Se imagina uno un poco así las mañanas de escribanos y cocineras y barberos de Torra, en el como palacio arzobispal de su dignidad y su teología, con el servicio preparando la patria como las pantuflas, o la armadura con arnés de Robocop, o el saco de beato y la espada de Parsifal para ir a Montserrat como una coja de Lourdes o como un guerrero de Monsalvat (dicen algunos que pueden ser el mismo lugar). A veces, Torra es todo eso a la vez y en su palacio hay un jaleo de criadas como de palomas o de monjas, y de secretarios como mozos de cuadra, intentando que el discurso de revolucionario quepa en el bolsillo del antidisturbios como si intentaran meter a Torra en un corsé o subirlo a un poni.
Yo creo que no se entiende bien a Torra cuando anima a los CDR o felicita a los que ocuparon el aeropuerto de El Prat pero manda a los Mossos a repartirles estopa
Yo creo que no se entiende bien a Torra cuando anima a los CDR o felicita a los que ocuparon el aeropuerto de El Prat pero manda a los Mossos a repartirles estopa. Es que Torra sabe que no puede jugar uno solo al tenis, que una gran movilización de jóvenes embozados, insurrectos incendiarios y apiladores de somieres enfrentados a nada, al mármol nocturno de las pistas de aviación, al frío de botellero de los aeropuertos, a las farolas con el corazón roto de las estaciones de ferrocarril, eso no vende nada ni sirve para nada. El partido de tenis requiere revolución y reacción, libertad y represión, gente con teas y manguerazos contra ellas, la fuerza del pueblo contra la fuerza del sistema, aunque el sistema seas también tú. El bien y el mal dispuesto en su ajedrez, el lado que escoger, el lado al que odiar.
Torra, con el paternalismo de todos los nacionalistas, le da al pueblo la causa, el enemigo, el campo de batalla y hasta el toque de queda, para que el pueblo no tenga que pensar nada ni buscar nada, ni la estrategia ni la cerilla ni el reloj. Desde su alcoba como un cuarto de banderas, Torra puede mandar al pueblo a incendiar el cemento y a la policía a romperles la crisma, y cuando la batalla, el espectáculo, la naumaquia, ya va perdiendo interés y audiencia y ya ganan en la tele los tarotistas con el pelo tejido por arañas, pues con otra orden se les manda a casa. El pueblo, que confía en sus líderes, va por supuesto a volcar una máquina de toblerones como una locomotora, a recibir palos, a perder un ojo de pirata o de trampero, y luego vuelve cuando se le manda, que por algo se le habrá mandado. Torra no sólo dirige y produce todo el teatrillo, con su tipito de hombre orquesta, sino que se protege ante la ley cumpliendo suficientemente con sus obligaciones institucionales, que el miedo ya tiene otro peso tras la sentencia, con los jueces ya hechos murciélagos de piedra.

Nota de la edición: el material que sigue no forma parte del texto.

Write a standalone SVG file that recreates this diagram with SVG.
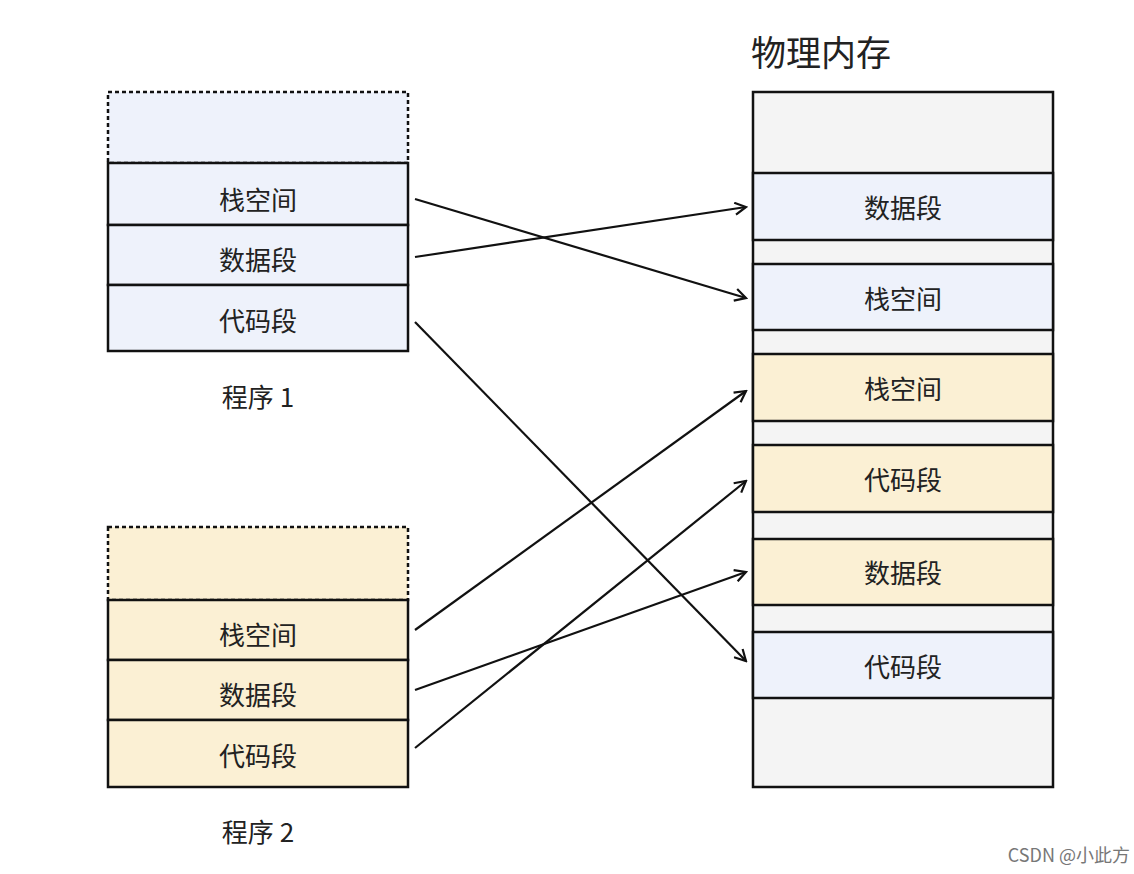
<svg xmlns="http://www.w3.org/2000/svg" width="1134" height="874" viewBox="0 0 1134 874">
<style>
.b{fill:#eef2fb;stroke:#111;stroke-width:2.5}
.y{fill:#fbf0d4;stroke:#111;stroke-width:2.5}
.d{stroke-dasharray:4 3}
.t{font-family:"Noto Sans CJK SC","Noto Sans",sans-serif;font-size:26px;fill:#222;text-anchor:middle;dominant-baseline:central}
.c{stroke:#111;stroke-width:2.2;fill:none;marker-end:url(#a)}
</style>
<defs><marker id="a" markerWidth="14" markerHeight="14" refX="12" refY="7" orient="auto" markerUnits="userSpaceOnUse"><path d="M1,1 L12,7 L1,13" fill="none" stroke="#111" stroke-width="2.2"/></marker></defs>
<rect width="1134" height="874" fill="#fff"/>
<g id="p1">
<rect class="b d" x="108" y="92" width="300" height="71"/>
<rect class="b" x="108" y="163" width="300" height="62"/><text class="t" x="258" y="198">栈空间</text>
<rect class="b" x="108" y="225" width="300" height="60"/><text class="t" x="258" y="258">数据段</text>
<rect class="b" x="108" y="285" width="300" height="66"/><text class="t" x="258" y="319">代码段</text>
<text class="t" x="258" y="395">程序 1</text>
</g>
<g id="p2">
<rect class="y d" x="108" y="527" width="300" height="73"/>
<rect class="y" x="108" y="600" width="300" height="60"/><text class="t" x="258" y="633">栈空间</text>
<rect class="y" x="108" y="660" width="300" height="60"/><text class="t" x="258" y="693">数据段</text>
<rect class="y" x="108" y="720" width="300" height="67"/><text class="t" x="258" y="754">代码段</text>
<text class="t" x="258" y="830">程序 2</text>
</g>
<g id="mem">
<text x="751" y="66" font-family="Noto Sans CJK SC,sans-serif" font-size="35" fill="#222">物理内存</text>
<rect x="753" y="92" width="300" height="695" fill="#f4f4f4" stroke="#111" stroke-width="2.5"/>
<rect class="b" x="753" y="173" width="300" height="67"/><text class="t" x="903" y="206">数据段</text>
<rect class="b" x="753" y="264" width="300" height="66"/><text class="t" x="903" y="297">栈空间</text>
<rect class="y" x="753" y="354" width="300" height="67"/><text class="t" x="903" y="387">栈空间</text>
<rect class="y" x="753" y="445" width="300" height="67"/><text class="t" x="903" y="478">代码段</text>
<rect class="y" x="753" y="539" width="300" height="66"/><text class="t" x="903" y="571">数据段</text>
<rect class="b" x="753" y="632" width="300" height="66"/><text class="t" x="903" y="665">代码段</text>
</g>
<g id="connectors">
<line class="c" x1="415" y1="199" x2="746" y2="298"/>
<line class="c" x1="415" y1="257" x2="746" y2="207"/>
<line class="c" x1="415" y1="322" x2="746" y2="661"/>
<line class="c" x1="415" y1="630" x2="746" y2="391"/>
<line class="c" x1="415" y1="690" x2="746" y2="572"/>
<line class="c" x1="415" y1="748" x2="746" y2="481"/>
</g>
<text x="1130" y="862" text-anchor="end" font-family="Noto Sans CJK SC,sans-serif" font-size="18" fill="#777">CSDN @小此方</text>
</svg>
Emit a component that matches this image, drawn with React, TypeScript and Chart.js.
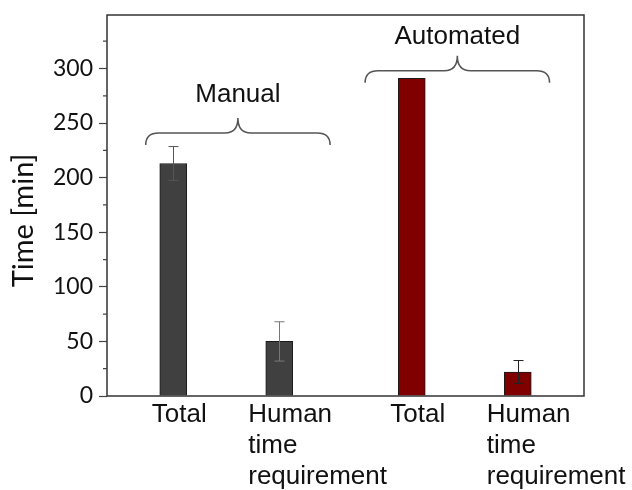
import React, { useEffect, useRef } from "react";
import { Chart, registerables } from "chart.js";

Chart.register(...registerables);

// ---- data ----
const categories = ["Total", "Human\ntime\nrequirement", "Total", "Human\ntime\nrequirement"];
const positions = [1, 2, 3.25, 4.25];
const values = [213, 50, 291, 22];
const errors = [15.5, 18, 0, 10.5];
const groupNames = ["Manual", "Automated"];
const braceFrom = [0.74, 2.81];
const braceTo = [2.48, 4.55];
const braceLevel = [241, 298];
const groupLabelLevel = [269, 322.5];
const yTickValues = [0, 50, 100, 150, 200, 250, 300];
const yMinorValues = [25, 75, 125, 175, 225, 275, 325];
const yTitle = "Time [min]";

// ---- styles ----
const barColors = ["#404040", "#404040", "#800000", "#800000"];
const errColors = ["#555555", "#777777", "#222222", "#222222"];
const LABEL_FONT = '26px "Liberation Sans", Arial, sans-serif';
const TITLE_FONT = '29px Lato, "Open Sans", sans-serif';

const overlay = {
  id: "overlay",
  afterDatasetsDraw(chart: any) {
    const { ctx, chartArea: a, scales } = chart;
    const x = scales.x;
    const y = scales.y;
    ctx.save();

    // error bars
    positions.forEach((p, i) => {
      if (!errors[i]) return;
      const px = Math.round(x.getPixelForValue(p)) + 0.5;
      const top = y.getPixelForValue(values[i] + errors[i]);
      const bot = y.getPixelForValue(values[i] - errors[i]);
      ctx.strokeStyle = errColors[i];
      ctx.lineWidth = 1;
      ctx.beginPath();
      ctx.moveTo(px, top);
      ctx.lineTo(px, bot);
      ctx.moveTo(px - 5, top);
      ctx.lineTo(px + 5, top);
      ctx.moveTo(px - 5, bot);
      ctx.lineTo(px + 5, bot);
      ctx.stroke();
    });

    // frame
    ctx.strokeStyle = "#333333";
    ctx.lineWidth = 1.5;
    ctx.strokeRect(a.left, a.top, a.right - a.left, a.bottom - a.top);

    // minor ticks
    ctx.lineWidth = 1.2;
    ctx.strokeStyle = "#444444";
    ctx.beginPath();
    yMinorValues.forEach((v) => {
      const py = y.getPixelForValue(v);
      ctx.moveTo(a.left - 4, py);
      ctx.lineTo(a.left, py);
    });
    ctx.stroke();

    // braces + group labels
    groupNames.forEach((name, i) => {
      const x1 = x.getPixelForValue(braceFrom[i]);
      const x2 = x.getPixelForValue(braceTo[i]);
      const xm = (x1 + x2) / 2;
      const yl = y.getPixelForValue(braceLevel[i]);
      const h = 12;
      const hp = 15;
      const r = 13;
      ctx.strokeStyle = "#555555";
      ctx.lineWidth = 1.5;
      ctx.beginPath();
      ctx.moveTo(x1, yl + h);
      ctx.quadraticCurveTo(x1, yl, x1 + r, yl);
      ctx.lineTo(xm - r, yl);
      ctx.quadraticCurveTo(xm, yl, xm, yl - hp);
      ctx.quadraticCurveTo(xm, yl, xm + r, yl);
      ctx.lineTo(x2 - r, yl);
      ctx.quadraticCurveTo(x2, yl, x2, yl + h);
      ctx.stroke();

      ctx.fillStyle = "#111111";
      ctx.font = LABEL_FONT;
      ctx.textAlign = "center";
      ctx.textBaseline = "alphabetic";
      ctx.fillText(name, xm, y.getPixelForValue(groupLabelLevel[i]));
    });

    // x category labels
    ctx.fillStyle = "#111111";
    ctx.font = LABEL_FONT;
    ctx.textBaseline = "alphabetic";
    categories.forEach((c, i) => {
      const px = x.getPixelForValue(positions[i]);
      const lines = c.split("\n");
      lines.forEach((ln, j) => {
        const by = a.bottom + 26 + j * 31;
        if (lines.length === 1) {
          ctx.textAlign = "center";
          ctx.fillText(ln, px + 6, by);
        } else {
          ctx.textAlign = "left";
          ctx.fillText(ln, px - 31, by);
        }
      });
    });

    // y title
    ctx.save();
    ctx.translate(33, (a.top + a.bottom) / 2 + 15);
    ctx.rotate(-Math.PI / 2);
    ctx.font = TITLE_FONT;
    ctx.fillStyle = "#111111";
    ctx.textAlign = "center";
    ctx.textBaseline = "alphabetic";
    ctx.fillText(yTitle, 0, 0);
    ctx.restore();

    ctx.restore();
  },
};

export default function App() {
  const ref = useRef<HTMLCanvasElement | null>(null);

  useEffect(() => {
    if (!ref.current) return;
    const chart = new Chart(ref.current, {
      type: "bar",
      data: {
        datasets: [
          {
            data: positions.map((p, i) => ({ x: p, y: values[i] })),
            backgroundColor: barColors,
            borderColor: "#1a1a1a",
            borderWidth: 1,
            barThickness: 27,
          },
        ],
      },
      options: {
        animation: false,
        responsive: false,
        layout: { padding: { top: 15, right: 48, bottom: 94, left: 0 } },
        plugins: {
          legend: { display: false },
          tooltip: { enabled: false },
        },
        scales: {
          x: {
            type: "linear",
            min: 0.375,
            max: 4.875,
            offset: false,
            display: false,
          },
          y: {
            type: "linear",
            min: 0,
            max: 349,
            afterFit: (s: any) => {
              s.width = 107;
              s.paddingTop = 0;
              s.paddingBottom = 0;
            },
            afterBuildTicks: (s: any) => {
              s.ticks = yTickValues.map((v) => ({ value: v }));
            },
            border: { display: false },
            grid: {
              display: true,
              drawOnChartArea: false,
              drawTicks: true,
              tickLength: 8,
              tickColor: "#444444",
              tickWidth: 1.2,
            },
            ticks: {
              padding: 6,
              color: "#111111",
              font: { family: 'Lato, "Open Sans", sans-serif', size: 23 },
            },
          },
        },
      },
      plugins: [overlay],
    });
    return () => chart.destroy();
  }, []);

  return (
    <div style={{ position: "absolute", left: 0, top: 0, width: 632, height: 490, background: "#fff" }}>
      <canvas ref={ref} width={632} height={490} style={{ display: "block" }} />
    </div>
  );
}
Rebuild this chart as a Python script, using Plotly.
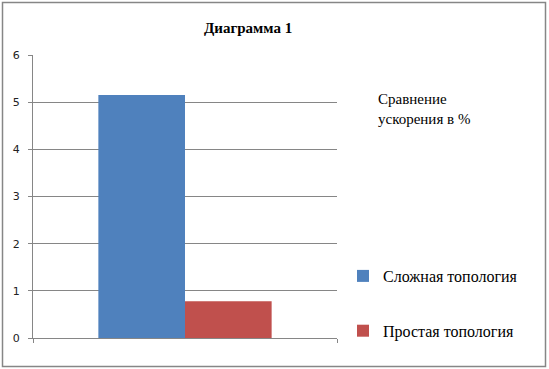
import plotly.graph_objects as go

categories = [""]
series_names = ["Сложная топология", "Простая топология"]
series_values = [[5.15], [0.78]]
series_colors = ["#4F81BD", "#C0504D"]
y_ticks = [0, 1, 2, 3, 4, 5, 6]

W, H = 549, 369
L, R, T, B = 33, 212, 55, 31
PW, PH = W - L - R, H - T - B

def px(x):
    return (x - L) / PW

def py(y):
    return (H - B - y) / PH

fig = go.Figure()
for name, vals, col in zip(series_names, series_values, series_colors):
    fig.add_trace(go.Bar(x=categories, y=vals, name=name, marker_color=col,
                         marker_line_width=0, legendgroup=name))

axis_col = "#868686"
fig.update_layout(
    width=W, height=H,
    margin=dict(l=L, r=R, t=T, b=B, pad=0),
    paper_bgcolor="white", plot_bgcolor="white",
    barmode="group", bargap=0.43, bargroupgap=0,
    showlegend=True,
    legend=dict(x=px(343), y=py(259), xanchor="left", yanchor="top",
                font=dict(family="Liberation Serif", size=16, color="black"),
                tracegroupgap=31, bgcolor="rgba(0,0,0,0)",
                traceorder="grouped", itemwidth=30),
    xaxis=dict(showticklabels=False, ticks="outside", tickson="boundaries",
               ticklen=4, tickcolor=axis_col, showline=True, linecolor=axis_col,
               showgrid=False, zeroline=False),
    yaxis=dict(range=[0, 6], tickvals=y_ticks, ticks="outside", ticklen=4,
               tickcolor=axis_col, showline=True, linecolor=axis_col,
               gridcolor=axis_col, gridwidth=1, zeroline=False,
               ticklabelstandoff=6,
               tickfont=dict(family="DejaVu Sans", size=11, color="#222")),
    font=dict(family="Liberation Serif"),
)

fig.add_annotation(text="<b>Диаграмма 1</b>", xref="paper", yref="paper",
                   x=px(248), y=py(28), xanchor="center", yanchor="middle",
                   showarrow=False,
                   font=dict(family="Liberation Serif", size=15, color="black"))
fig.add_annotation(text="Сравнение<br>ускорения в %", xref="paper", yref="paper",
                   x=px(376), y=py(89), xanchor="left", yanchor="top", align="left",
                   showarrow=False,
                   font=dict(family="Liberation Serif", size=15, color="black"))

fig.add_shape(type="rect", xref="paper", yref="paper",
              x0=px(2.5), x1=px(545.5), y0=py(366.5), y1=py(2.5),
              line=dict(color=axis_col, width=1.5), layer="above")

fig.write_html("out.html", config={"displayModeBar": False},
               post_script="document.body.style.margin='0';document.body.style.overflow='hidden';")
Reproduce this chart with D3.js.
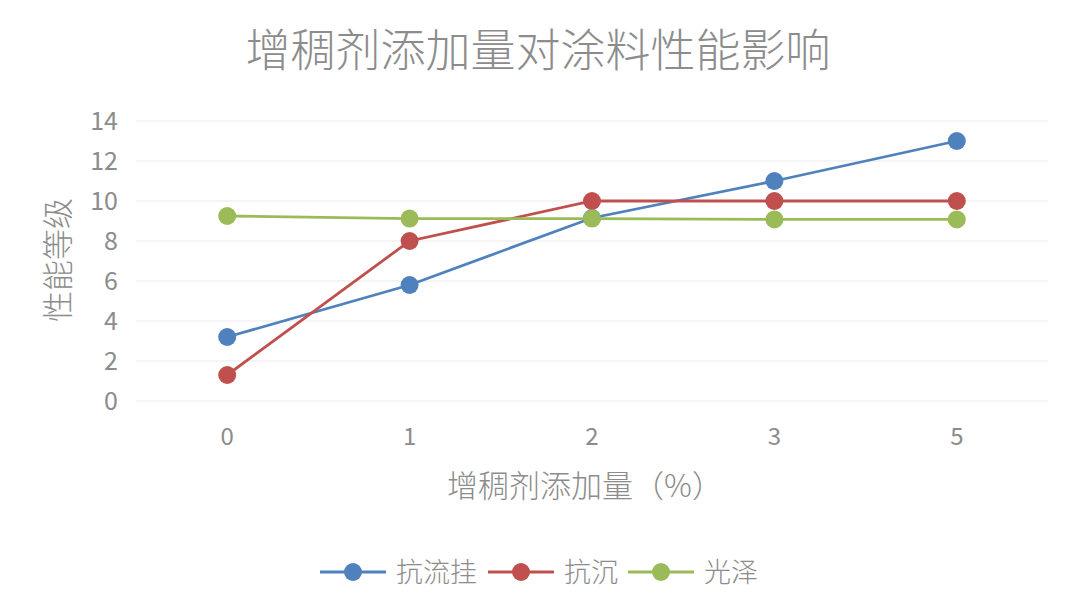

El revolucionario institucional, con su abrecartas de Richelieu, despacha lo mismo declaraciones de guerra que invitaciones a un cotillón o instrucciones al servicio
Torra, como otros, es un revolucionario institucional, que es lo normal en una revolución institucionalizada, por supuesto. El revolucionario institucional se levanta entre espejos, lozas y orinales de rey, en sus augustas cancillerías, y dispone la revolución a la vez que su cojín para el gato o para la gota. El revolucionario institucional, con su correspondencia rococó, con su abrecartas de Richelieu, despacha lo mismo declaraciones de guerra que invitaciones a un cotillón que instrucciones al servicio. Sabe que todo, al final, sirve a la casa. El revolucionario institucional manda a sus guardias contra sus mismos revolucionarios, es el antisistema de su propio sistema, cobra del Estado habiendo jurado vencer al Estado, y todo esto no es contradicción sino coherencia y planificación: es así como se calienta el castillo y se puede asar un ganso y se puede mantener la lealtad de los soldados y de la plebe. Ya decíamos que ahora toca un poco de jaleo antes de asumir la derrota y el repliegue, y si la épica, el Piolín, el ojo morado lo puedes poner tú, a qué esperar a que vengan otros.
El señorito, Torra u otro, se levanta cada día pensando qué le conviene más al negocio, si repartir pan o hambre, si el silencio o la cacerolada, si la beatería o el gamberrismo, si la sumisión o la altivez. Incluso le puede convenir todo a la vez. La plebe no entiende al señorito y cree que es incoherente o se le ha ido la olla. Nada más lejos de la verdad. El señorito se ha levantado hoy, ha mirado a sus labriegos, a sus gallinas ponedoras, a sus matarifes, a sus lavanderas, a sus bufones, a sus mandaderos, a sus esbirros y a sus tontos del haba, y ha determinado que la hacienda aún durará muchos años. Y luego se ha comido el huevo pasado por agua, pálido y traslúcido como un fantasma aristocrático, a la salud de las revoluciones o de las involuciones, que a veces rentan igual.